## Given task
Sift the material for lines containing "this", and return them.

Dataset records:
* * * *
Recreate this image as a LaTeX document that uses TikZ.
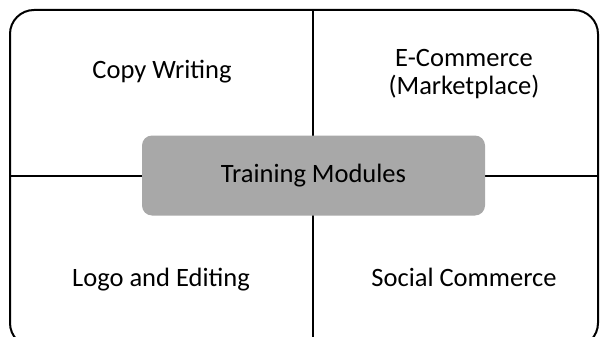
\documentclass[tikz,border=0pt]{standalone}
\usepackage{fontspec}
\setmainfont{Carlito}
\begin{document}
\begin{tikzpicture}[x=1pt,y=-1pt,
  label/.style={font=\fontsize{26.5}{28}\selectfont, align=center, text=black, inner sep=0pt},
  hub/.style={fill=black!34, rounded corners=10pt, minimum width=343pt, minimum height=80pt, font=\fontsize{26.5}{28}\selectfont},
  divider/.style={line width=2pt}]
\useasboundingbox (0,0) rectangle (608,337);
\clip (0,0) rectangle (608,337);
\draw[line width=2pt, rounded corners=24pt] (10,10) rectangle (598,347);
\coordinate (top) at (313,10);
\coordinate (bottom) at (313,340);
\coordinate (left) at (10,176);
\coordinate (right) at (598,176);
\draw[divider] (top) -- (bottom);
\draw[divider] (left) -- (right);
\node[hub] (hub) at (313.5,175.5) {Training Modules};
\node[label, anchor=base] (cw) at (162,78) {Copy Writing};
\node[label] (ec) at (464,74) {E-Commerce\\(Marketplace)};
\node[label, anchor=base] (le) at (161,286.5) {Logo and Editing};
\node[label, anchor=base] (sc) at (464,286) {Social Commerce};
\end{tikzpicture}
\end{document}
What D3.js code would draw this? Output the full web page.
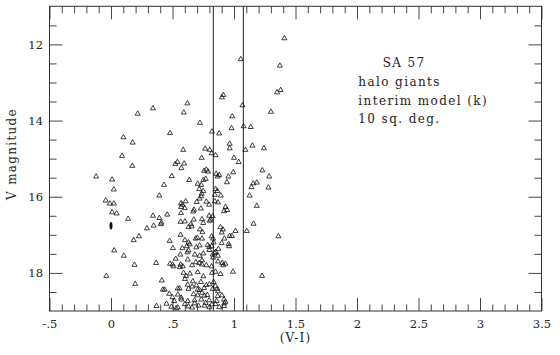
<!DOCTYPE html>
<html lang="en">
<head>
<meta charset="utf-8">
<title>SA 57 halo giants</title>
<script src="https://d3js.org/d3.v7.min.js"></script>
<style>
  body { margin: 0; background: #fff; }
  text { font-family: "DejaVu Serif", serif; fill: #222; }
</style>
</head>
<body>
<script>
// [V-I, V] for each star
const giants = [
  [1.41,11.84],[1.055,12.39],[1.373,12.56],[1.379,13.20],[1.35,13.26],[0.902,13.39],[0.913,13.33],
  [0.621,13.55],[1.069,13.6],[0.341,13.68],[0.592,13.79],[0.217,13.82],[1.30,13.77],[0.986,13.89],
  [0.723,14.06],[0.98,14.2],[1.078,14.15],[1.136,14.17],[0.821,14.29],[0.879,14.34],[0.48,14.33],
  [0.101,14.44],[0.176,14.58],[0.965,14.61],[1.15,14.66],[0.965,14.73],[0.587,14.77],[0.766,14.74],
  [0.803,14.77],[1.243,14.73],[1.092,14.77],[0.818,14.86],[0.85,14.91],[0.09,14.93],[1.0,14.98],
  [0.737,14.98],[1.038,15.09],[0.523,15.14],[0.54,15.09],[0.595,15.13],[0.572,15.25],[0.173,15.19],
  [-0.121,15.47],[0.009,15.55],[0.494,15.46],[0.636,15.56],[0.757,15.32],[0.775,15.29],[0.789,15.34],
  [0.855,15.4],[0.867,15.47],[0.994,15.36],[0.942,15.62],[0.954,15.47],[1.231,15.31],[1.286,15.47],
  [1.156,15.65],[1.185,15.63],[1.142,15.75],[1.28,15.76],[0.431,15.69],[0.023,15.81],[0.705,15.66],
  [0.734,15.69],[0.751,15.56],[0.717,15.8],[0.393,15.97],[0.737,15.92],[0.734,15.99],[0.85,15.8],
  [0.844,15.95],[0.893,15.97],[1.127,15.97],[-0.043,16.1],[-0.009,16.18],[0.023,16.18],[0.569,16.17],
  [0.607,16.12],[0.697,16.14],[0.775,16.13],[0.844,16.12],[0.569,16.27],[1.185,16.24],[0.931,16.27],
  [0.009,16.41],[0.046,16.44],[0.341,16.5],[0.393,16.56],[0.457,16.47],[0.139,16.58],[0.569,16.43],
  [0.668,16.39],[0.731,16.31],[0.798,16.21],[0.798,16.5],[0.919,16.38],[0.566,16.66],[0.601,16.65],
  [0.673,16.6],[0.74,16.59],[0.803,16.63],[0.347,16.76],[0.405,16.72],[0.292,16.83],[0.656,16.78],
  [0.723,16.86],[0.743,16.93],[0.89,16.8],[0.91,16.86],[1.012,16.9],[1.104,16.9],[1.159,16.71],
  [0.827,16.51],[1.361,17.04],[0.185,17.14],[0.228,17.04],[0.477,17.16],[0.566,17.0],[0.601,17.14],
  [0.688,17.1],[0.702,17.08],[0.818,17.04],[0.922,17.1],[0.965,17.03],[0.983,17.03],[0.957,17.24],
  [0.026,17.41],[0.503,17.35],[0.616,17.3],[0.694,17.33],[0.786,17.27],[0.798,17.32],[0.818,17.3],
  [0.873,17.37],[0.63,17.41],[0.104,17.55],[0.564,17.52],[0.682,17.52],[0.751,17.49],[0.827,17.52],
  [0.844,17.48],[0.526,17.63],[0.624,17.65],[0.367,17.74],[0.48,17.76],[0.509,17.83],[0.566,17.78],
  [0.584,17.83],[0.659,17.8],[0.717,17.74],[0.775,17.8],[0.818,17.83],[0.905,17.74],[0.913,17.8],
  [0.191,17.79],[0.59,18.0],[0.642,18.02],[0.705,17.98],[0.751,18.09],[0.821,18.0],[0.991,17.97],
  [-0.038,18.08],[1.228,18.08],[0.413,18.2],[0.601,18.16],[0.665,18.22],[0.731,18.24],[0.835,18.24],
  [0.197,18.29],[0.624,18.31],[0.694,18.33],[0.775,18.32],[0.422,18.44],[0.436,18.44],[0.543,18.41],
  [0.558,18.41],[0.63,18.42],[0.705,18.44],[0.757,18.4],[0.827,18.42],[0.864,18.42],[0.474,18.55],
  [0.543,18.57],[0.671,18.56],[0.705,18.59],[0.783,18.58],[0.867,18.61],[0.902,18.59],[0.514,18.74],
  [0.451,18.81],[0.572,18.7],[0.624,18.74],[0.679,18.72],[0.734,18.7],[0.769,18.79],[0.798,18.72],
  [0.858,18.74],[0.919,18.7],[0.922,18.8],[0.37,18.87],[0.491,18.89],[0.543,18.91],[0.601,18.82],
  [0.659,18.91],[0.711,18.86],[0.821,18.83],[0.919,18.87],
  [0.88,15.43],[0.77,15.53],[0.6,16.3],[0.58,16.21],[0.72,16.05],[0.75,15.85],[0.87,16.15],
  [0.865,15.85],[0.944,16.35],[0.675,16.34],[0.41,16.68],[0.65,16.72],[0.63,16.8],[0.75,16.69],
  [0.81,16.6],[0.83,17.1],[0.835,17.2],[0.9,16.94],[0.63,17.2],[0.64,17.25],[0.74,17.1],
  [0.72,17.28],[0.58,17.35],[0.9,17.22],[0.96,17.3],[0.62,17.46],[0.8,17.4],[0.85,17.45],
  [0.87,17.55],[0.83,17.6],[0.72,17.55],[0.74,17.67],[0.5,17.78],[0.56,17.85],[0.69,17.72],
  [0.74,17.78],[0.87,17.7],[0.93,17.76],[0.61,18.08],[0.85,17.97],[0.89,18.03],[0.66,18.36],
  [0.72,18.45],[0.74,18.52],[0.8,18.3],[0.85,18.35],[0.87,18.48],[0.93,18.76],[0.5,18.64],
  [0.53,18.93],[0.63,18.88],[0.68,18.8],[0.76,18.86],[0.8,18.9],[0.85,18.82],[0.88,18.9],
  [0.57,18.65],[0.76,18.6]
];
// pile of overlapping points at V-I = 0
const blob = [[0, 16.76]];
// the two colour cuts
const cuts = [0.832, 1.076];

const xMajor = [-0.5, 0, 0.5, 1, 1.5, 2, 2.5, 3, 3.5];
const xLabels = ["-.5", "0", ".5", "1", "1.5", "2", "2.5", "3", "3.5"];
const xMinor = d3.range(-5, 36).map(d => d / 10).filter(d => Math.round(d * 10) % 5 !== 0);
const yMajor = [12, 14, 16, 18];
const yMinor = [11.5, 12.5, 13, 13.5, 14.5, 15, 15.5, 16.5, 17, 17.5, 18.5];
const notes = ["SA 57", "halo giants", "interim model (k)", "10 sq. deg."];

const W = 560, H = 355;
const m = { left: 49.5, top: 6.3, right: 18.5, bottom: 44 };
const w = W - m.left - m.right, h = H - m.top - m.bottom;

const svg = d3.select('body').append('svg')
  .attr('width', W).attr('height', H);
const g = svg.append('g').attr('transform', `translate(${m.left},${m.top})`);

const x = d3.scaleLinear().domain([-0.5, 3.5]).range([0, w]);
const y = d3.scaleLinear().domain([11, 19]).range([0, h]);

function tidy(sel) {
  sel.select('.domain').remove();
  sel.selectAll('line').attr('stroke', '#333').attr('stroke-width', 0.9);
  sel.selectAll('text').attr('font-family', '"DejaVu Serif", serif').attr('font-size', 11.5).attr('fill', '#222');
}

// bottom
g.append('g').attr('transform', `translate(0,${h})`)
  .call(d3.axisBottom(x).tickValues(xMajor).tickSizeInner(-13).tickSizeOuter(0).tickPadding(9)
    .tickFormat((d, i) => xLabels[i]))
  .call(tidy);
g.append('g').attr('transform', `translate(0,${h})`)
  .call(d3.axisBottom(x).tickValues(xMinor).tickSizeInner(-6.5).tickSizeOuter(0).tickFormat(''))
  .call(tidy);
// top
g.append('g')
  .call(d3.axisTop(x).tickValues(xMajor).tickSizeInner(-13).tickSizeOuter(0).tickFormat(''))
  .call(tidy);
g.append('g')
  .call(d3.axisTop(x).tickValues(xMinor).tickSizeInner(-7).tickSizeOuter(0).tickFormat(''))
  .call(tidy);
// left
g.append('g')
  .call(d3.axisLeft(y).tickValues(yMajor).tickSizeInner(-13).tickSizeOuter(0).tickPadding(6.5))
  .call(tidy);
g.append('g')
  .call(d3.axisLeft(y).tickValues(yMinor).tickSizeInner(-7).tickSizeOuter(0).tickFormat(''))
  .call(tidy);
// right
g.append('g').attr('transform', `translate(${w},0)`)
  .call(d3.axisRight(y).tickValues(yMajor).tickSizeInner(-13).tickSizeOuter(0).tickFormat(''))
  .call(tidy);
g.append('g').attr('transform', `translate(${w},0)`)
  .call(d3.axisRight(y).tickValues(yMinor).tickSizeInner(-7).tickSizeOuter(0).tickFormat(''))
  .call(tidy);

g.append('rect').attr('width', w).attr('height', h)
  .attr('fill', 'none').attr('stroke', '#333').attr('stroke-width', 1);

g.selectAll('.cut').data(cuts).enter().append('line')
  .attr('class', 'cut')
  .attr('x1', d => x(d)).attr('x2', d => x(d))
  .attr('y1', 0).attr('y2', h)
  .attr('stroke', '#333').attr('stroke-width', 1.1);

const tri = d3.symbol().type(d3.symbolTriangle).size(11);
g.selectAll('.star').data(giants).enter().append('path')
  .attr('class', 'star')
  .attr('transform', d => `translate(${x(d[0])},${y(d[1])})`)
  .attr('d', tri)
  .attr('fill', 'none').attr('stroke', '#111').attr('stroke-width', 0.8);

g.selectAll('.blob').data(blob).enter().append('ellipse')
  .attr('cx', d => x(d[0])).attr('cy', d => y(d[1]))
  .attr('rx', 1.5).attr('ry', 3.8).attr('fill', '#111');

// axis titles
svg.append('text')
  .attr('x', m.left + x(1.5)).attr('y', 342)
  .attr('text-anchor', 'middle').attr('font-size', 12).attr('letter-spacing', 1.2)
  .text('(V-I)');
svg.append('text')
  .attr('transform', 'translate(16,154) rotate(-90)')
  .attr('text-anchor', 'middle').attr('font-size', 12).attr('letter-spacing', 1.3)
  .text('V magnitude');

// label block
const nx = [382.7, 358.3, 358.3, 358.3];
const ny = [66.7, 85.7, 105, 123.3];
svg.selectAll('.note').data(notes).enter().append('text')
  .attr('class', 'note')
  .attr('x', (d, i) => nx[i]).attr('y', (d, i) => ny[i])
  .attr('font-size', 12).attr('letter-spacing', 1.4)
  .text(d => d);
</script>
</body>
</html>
* * * *
## Answer for the task
Recreate this image as a LaTeX document that uses TikZ.
What D3.js code would draw this? Output the full web page.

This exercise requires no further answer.